Но заметим, что, высказав подобное критическое суждение о конкретной песне, Ушинский ни на минуту не забывает о высоком воспитательном значении хорового исполнения как такового: 

«В песне, а особенно хоровой, есть вообще не только нечто оживляющее и освежающее человека, но что-то организующее труд, располагающее дружных певцов к дружному делу. Вот почему наши крестьяне поют хоровую песню при всякой работе, требующей соединения сил; вот почему и в школу следует ввести песню: она несколько отдельных чувств сливает в одно сильное чувство, и несколько сердец — в одно сильно чувствующее сердце; а это очень важно в школе, где общими усилиями должно побеждать трудности ученья».

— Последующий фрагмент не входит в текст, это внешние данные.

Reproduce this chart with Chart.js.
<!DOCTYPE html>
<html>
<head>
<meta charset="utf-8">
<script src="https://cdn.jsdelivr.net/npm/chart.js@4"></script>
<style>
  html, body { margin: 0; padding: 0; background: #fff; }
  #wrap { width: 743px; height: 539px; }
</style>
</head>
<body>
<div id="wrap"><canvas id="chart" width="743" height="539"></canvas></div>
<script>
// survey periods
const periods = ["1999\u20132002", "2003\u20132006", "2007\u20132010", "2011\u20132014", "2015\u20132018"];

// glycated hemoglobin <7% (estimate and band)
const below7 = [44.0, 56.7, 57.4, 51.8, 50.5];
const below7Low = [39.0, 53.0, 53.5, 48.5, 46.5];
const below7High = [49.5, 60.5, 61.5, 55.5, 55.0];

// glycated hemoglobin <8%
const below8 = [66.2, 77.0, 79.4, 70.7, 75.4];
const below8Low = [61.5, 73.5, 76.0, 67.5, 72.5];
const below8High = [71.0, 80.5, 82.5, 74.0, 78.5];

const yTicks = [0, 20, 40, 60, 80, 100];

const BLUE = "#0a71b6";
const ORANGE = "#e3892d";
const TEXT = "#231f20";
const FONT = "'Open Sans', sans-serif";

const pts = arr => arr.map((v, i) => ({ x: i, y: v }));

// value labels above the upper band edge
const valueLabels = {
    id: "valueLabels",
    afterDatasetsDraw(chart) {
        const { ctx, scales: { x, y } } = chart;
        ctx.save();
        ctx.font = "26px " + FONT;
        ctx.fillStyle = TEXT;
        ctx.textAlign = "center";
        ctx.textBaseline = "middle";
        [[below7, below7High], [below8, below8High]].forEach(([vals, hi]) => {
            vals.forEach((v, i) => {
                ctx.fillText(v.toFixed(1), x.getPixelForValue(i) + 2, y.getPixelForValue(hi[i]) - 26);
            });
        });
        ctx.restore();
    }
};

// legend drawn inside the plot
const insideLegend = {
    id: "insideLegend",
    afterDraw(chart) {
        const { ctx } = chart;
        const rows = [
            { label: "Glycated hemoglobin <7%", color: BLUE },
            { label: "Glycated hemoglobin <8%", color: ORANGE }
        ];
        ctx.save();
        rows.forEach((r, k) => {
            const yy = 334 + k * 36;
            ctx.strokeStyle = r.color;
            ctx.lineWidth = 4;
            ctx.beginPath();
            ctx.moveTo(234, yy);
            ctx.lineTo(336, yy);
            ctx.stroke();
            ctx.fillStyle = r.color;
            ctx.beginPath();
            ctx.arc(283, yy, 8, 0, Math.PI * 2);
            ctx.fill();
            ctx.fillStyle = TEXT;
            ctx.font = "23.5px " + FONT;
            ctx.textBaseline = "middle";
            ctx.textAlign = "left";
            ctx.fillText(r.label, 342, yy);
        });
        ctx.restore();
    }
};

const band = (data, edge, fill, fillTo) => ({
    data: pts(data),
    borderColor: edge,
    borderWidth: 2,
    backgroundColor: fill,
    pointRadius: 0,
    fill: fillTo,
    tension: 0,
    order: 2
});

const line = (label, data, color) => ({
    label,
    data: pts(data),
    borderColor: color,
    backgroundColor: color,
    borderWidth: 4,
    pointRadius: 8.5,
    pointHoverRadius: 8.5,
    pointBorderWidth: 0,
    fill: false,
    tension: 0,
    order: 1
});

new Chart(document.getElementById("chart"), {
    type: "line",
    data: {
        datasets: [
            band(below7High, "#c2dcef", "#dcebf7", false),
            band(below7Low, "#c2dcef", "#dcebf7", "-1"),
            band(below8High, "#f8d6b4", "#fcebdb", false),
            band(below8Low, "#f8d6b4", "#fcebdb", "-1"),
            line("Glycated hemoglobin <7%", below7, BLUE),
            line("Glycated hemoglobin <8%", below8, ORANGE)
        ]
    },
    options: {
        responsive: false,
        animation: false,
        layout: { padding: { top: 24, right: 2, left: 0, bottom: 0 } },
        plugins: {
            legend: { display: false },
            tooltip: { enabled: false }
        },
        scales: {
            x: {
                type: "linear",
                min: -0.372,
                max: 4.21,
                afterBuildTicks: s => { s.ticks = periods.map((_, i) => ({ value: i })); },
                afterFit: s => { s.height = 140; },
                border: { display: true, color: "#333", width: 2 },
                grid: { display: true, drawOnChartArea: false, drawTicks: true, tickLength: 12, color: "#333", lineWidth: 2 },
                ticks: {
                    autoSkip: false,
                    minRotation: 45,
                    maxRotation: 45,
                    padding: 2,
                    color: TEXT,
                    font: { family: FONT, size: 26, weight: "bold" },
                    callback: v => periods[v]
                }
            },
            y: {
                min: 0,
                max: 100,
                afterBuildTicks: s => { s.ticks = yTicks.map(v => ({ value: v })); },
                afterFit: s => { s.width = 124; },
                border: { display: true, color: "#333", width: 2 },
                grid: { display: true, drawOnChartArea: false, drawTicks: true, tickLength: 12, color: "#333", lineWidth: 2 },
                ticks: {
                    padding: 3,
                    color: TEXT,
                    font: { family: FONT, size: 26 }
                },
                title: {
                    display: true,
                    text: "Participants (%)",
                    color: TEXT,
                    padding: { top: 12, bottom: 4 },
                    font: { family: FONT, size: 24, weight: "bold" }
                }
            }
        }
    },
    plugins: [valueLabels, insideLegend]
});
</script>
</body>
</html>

Педагогическое творчество Константина Дмитриевича Ушинского весьма актуально и в наши дни. Его суждения о значении и роли искусства в жизни учащихся общеобразовательной школы настолько ёмки и значимы, что и сегодня в его творениях мы открываем для себя и для всей школьной практики всё новые и новые горизонты, дидактические средства и методы.

И последнее высказывание Ушинского в нашем цитировании. Оно не связано непосредственно с проблемой художественного образования школьников, но в нём недвусмысленно сказано о типичном недочёте, а именно о стремлении части учёных-педагогов камуфлировать собственную научно-педагогическую несостоятельность употреблением различных учёных слов и выражений. В «Материалах к третьему тому "Педагогической антропологии"» Ушинский писал, что, не имея научного ответа на вопрос, горе-учёные «... подчиняются дурной привычке класть заплаты из непонятных слов на прорехи своих знаний». Вряд ли можно сказать более точно и более хлёстко. И это тоже Ушинский!